SOURCE MATERIAL:
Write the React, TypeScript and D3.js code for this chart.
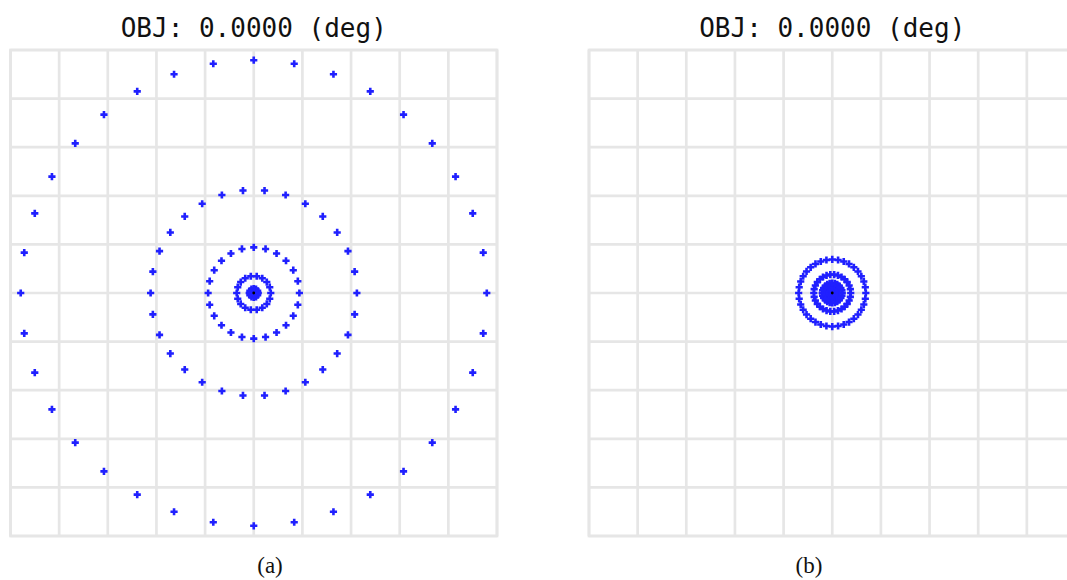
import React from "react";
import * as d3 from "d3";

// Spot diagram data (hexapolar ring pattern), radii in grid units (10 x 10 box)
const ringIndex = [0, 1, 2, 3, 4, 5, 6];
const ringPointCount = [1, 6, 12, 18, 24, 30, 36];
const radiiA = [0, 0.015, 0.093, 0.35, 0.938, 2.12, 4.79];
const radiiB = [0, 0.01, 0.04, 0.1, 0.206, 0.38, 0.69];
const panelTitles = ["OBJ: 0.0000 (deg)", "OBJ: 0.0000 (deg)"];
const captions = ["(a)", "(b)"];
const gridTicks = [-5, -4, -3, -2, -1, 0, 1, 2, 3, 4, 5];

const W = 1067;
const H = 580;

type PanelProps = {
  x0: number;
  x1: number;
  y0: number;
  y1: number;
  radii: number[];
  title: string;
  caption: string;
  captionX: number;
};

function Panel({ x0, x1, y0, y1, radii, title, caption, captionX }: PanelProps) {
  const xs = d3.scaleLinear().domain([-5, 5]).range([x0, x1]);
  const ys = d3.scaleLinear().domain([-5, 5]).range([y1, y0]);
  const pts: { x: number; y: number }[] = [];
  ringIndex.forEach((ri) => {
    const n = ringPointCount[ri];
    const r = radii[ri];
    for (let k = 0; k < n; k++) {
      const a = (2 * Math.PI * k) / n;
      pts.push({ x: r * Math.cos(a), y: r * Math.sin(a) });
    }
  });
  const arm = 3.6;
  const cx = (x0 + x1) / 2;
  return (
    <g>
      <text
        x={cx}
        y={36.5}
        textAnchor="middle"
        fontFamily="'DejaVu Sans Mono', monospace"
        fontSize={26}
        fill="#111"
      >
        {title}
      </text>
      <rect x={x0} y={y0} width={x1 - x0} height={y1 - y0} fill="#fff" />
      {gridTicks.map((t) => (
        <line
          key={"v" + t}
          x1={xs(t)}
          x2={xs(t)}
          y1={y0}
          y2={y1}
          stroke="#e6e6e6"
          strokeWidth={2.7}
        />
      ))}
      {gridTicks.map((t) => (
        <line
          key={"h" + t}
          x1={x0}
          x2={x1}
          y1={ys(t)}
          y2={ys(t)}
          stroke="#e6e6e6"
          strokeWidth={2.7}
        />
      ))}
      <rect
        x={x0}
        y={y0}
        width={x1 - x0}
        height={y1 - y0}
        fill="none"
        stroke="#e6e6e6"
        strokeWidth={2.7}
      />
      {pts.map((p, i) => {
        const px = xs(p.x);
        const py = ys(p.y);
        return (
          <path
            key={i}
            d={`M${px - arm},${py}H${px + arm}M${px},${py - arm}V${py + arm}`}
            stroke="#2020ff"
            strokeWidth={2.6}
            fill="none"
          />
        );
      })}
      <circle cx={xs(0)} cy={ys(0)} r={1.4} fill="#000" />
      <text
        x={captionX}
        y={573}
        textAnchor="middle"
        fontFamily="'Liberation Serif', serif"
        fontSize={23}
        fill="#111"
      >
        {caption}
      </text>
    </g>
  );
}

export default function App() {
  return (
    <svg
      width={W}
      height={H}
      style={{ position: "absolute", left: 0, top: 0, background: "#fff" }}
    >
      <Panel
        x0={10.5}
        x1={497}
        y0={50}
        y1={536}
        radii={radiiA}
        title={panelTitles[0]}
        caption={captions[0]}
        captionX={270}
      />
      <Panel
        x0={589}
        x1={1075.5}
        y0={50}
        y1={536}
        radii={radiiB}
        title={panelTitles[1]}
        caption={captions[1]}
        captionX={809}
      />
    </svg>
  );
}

AIM: Return the listing above unchanged, apart from dropping its pictures.

SOLVED PROBLEM:
Write the React, TypeScript and D3.js code for this chart.
import React from "react";
import * as d3 from "d3";

// Spot diagram data (hexapolar ring pattern), radii in grid units (10 x 10 box)
const ringIndex = [0, 1, 2, 3, 4, 5, 6];
const ringPointCount = [1, 6, 12, 18, 24, 30, 36];
const radiiA = [0, 0.015, 0.093, 0.35, 0.938, 2.12, 4.79];
const radiiB = [0, 0.01, 0.04, 0.1, 0.206, 0.38, 0.69];
const panelTitles = ["OBJ: 0.0000 (deg)", "OBJ: 0.0000 (deg)"];
const captions = ["(a)", "(b)"];
const gridTicks = [-5, -4, -3, -2, -1, 0, 1, 2, 3, 4, 5];

const W = 1067;
const H = 580;

type PanelProps = {
  x0: number;
  x1: number;
  y0: number;
  y1: number;
  radii: number[];
  title: string;
  caption: string;
  captionX: number;
};

function Panel({ x0, x1, y0, y1, radii, title, caption, captionX }: PanelProps) {
  const xs = d3.scaleLinear().domain([-5, 5]).range([x0, x1]);
  const ys = d3.scaleLinear().domain([-5, 5]).range([y1, y0]);
  const pts: { x: number; y: number }[] = [];
  ringIndex.forEach((ri) => {
    const n = ringPointCount[ri];
    const r = radii[ri];
    for (let k = 0; k < n; k++) {
      const a = (2 * Math.PI * k) / n;
      pts.push({ x: r * Math.cos(a), y: r * Math.sin(a) });
    }
  });
  const arm = 3.6;
  const cx = (x0 + x1) / 2;
  return (
    <g>
      <text
        x={cx}
        y={36.5}
        textAnchor="middle"
        fontFamily="'DejaVu Sans Mono', monospace"
        fontSize={26}
        fill="#111"
      >
        {title}
      </text>
      <rect x={x0} y={y0} width={x1 - x0} height={y1 - y0} fill="#fff" />
      {gridTicks.map((t) => (
        <line
          key={"v" + t}
          x1={xs(t)}
          x2={xs(t)}
          y1={y0}
          y2={y1}
          stroke="#e6e6e6"
          strokeWidth={2.7}
        />
      ))}
      {gridTicks.map((t) => (
        <line
          key={"h" + t}
          x1={x0}
          x2={x1}
          y1={ys(t)}
          y2={ys(t)}
          stroke="#e6e6e6"
          strokeWidth={2.7}
        />
      ))}
      <rect
        x={x0}
        y={y0}
        width={x1 - x0}
        height={y1 - y0}
        fill="none"
        stroke="#e6e6e6"
        strokeWidth={2.7}
      />
      {pts.map((p, i) => {
        const px = xs(p.x);
        const py = ys(p.y);
        return (
          <path
            key={i}
            d={`M${px - arm},${py}H${px + arm}M${px},${py - arm}V${py + arm}`}
            stroke="#2020ff"
            strokeWidth={2.6}
            fill="none"
          />
        );
      })}
      <circle cx={xs(0)} cy={ys(0)} r={1.4} fill="#000" />
      <text
        x={captionX}
        y={573}
        textAnchor="middle"
        fontFamily="'Liberation Serif', serif"
        fontSize={23}
        fill="#111"
      >
        {caption}
      </text>
    </g>
  );
}

export default function App() {
  return (
    <svg
      width={W}
      height={H}
      style={{ position: "absolute", left: 0, top: 0, background: "#fff" }}
    >
      <Panel
        x0={10.5}
        x1={497}
        y0={50}
        y1={536}
        radii={radiiA}
        title={panelTitles[0]}
        caption={captions[0]}
        captionX={270}
      />
      <Panel
        x0={589}
        x1={1075.5}
        y0={50}
        y1={536}
        radii={radiiB}
        title={panelTitles[1]}
        caption={captions[1]}
        captionX={809}
      />
    </svg>
  );
}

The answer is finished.